What the exercise asks =
Set out every line bearing the string "this".

-- Start of Provided material --

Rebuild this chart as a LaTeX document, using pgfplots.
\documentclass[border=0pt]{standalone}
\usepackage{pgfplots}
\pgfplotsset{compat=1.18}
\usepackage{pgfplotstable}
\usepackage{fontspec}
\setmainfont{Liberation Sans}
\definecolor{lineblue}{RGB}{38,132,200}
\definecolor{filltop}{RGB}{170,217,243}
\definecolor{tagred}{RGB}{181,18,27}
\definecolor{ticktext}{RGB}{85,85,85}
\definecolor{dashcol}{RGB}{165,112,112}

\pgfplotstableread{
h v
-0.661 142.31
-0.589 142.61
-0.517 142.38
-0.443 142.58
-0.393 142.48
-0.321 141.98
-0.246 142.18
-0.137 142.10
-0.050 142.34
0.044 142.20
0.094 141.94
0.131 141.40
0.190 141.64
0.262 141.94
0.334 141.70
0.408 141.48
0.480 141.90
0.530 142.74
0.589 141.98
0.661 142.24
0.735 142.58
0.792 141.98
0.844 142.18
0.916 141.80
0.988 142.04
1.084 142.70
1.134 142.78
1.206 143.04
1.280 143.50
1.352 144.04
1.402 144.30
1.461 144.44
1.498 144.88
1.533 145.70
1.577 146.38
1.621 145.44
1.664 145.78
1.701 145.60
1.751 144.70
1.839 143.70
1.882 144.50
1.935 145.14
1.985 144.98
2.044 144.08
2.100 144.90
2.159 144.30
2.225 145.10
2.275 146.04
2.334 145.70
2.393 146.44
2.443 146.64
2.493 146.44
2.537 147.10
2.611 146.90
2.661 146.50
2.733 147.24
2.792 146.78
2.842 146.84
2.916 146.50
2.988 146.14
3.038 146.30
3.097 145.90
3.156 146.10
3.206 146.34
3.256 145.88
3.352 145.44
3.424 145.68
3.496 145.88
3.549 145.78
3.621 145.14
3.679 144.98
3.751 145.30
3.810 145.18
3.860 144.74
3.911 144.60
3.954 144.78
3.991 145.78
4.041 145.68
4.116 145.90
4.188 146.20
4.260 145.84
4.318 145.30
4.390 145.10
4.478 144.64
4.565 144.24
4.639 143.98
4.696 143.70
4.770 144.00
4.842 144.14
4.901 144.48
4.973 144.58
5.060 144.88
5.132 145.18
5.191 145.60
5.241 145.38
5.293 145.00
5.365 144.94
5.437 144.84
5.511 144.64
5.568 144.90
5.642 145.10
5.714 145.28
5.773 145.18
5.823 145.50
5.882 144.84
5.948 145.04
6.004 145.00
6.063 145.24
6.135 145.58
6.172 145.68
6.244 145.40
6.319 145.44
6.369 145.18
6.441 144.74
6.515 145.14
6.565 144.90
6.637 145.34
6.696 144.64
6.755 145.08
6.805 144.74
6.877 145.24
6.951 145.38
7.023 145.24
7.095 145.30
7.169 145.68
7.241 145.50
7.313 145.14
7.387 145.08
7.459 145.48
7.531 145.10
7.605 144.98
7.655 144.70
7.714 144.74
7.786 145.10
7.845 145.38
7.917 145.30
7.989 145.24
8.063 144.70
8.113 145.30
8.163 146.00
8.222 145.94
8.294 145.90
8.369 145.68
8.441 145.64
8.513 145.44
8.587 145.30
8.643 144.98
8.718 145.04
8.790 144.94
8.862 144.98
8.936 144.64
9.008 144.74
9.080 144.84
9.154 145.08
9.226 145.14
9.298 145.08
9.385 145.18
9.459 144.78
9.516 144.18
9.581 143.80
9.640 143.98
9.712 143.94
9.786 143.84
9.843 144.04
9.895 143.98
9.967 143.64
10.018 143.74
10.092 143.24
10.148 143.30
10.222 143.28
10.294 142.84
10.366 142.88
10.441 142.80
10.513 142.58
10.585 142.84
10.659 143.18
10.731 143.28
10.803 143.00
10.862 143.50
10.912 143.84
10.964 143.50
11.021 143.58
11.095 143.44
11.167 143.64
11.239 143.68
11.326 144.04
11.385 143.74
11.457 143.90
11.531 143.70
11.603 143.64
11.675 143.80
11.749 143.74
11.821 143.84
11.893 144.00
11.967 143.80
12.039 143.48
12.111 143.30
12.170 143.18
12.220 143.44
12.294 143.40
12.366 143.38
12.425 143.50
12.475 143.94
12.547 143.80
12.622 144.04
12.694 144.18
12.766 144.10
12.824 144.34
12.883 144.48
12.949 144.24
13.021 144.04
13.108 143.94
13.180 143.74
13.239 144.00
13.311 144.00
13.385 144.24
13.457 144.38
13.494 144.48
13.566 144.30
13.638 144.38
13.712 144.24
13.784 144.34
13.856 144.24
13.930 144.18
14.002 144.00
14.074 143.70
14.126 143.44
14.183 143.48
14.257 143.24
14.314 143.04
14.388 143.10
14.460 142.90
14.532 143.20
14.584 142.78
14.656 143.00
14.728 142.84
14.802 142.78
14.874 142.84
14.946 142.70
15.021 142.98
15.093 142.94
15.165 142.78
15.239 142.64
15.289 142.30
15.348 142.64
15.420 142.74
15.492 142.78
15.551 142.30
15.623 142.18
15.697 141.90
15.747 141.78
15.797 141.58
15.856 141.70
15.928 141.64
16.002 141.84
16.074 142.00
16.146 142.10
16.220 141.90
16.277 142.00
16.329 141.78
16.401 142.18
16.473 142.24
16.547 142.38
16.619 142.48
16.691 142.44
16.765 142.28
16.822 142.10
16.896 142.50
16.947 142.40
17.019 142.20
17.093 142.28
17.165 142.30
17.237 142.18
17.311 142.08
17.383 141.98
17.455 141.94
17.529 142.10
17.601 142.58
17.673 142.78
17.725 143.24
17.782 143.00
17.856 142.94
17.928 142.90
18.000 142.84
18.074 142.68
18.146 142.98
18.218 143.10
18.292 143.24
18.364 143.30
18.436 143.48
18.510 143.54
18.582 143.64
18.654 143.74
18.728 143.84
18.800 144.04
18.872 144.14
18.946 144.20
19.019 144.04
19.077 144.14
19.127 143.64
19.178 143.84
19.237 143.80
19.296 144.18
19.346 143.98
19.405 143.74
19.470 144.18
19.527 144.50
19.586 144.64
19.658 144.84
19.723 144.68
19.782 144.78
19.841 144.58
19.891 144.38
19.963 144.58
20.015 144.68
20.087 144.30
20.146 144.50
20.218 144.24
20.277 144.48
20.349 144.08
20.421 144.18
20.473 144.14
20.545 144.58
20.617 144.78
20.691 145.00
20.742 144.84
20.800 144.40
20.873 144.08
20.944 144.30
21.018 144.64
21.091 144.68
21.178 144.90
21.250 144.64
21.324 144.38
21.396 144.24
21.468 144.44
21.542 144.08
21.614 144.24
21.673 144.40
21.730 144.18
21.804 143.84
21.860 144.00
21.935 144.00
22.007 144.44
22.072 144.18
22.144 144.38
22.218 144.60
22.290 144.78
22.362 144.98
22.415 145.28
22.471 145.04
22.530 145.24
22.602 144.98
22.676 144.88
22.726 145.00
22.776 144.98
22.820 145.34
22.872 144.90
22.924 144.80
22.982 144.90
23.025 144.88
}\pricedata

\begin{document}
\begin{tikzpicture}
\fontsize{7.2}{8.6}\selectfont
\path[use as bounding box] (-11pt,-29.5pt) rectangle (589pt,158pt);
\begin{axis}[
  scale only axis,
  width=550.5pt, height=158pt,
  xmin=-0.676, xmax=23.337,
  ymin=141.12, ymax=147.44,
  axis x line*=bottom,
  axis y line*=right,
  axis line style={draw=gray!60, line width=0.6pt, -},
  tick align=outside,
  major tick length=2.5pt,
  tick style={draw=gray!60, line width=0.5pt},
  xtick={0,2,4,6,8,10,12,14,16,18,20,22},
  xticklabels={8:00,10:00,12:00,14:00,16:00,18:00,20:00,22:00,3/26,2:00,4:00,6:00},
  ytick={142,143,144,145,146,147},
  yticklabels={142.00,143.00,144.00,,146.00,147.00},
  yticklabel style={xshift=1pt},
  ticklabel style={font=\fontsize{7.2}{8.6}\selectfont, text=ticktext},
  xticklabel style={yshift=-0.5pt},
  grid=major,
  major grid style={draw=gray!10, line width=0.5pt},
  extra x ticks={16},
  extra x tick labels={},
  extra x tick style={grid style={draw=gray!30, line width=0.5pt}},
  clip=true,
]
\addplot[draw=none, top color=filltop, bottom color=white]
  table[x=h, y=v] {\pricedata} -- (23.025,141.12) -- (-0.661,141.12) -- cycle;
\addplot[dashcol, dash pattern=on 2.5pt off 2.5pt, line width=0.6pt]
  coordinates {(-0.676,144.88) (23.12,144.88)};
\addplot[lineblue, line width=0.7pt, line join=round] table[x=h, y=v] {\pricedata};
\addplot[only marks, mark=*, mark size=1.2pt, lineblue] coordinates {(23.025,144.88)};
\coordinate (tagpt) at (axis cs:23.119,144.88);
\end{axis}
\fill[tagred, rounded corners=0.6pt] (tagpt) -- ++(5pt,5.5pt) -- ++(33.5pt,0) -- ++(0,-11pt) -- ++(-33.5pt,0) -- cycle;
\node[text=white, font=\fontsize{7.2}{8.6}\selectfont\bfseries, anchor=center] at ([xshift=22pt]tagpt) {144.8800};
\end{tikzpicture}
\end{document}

-- End of Provided material --
-- Start of Provided material --

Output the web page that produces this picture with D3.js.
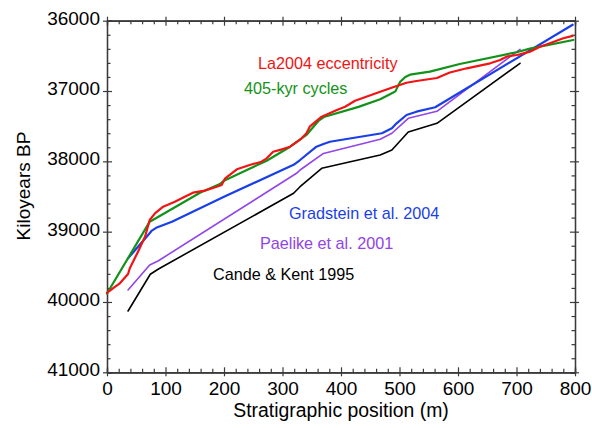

-- End of Provided material --

Solution =
Rebuild this chart as a LaTeX document, using pgfplots.
Output the web page that produces this picture with D3.js.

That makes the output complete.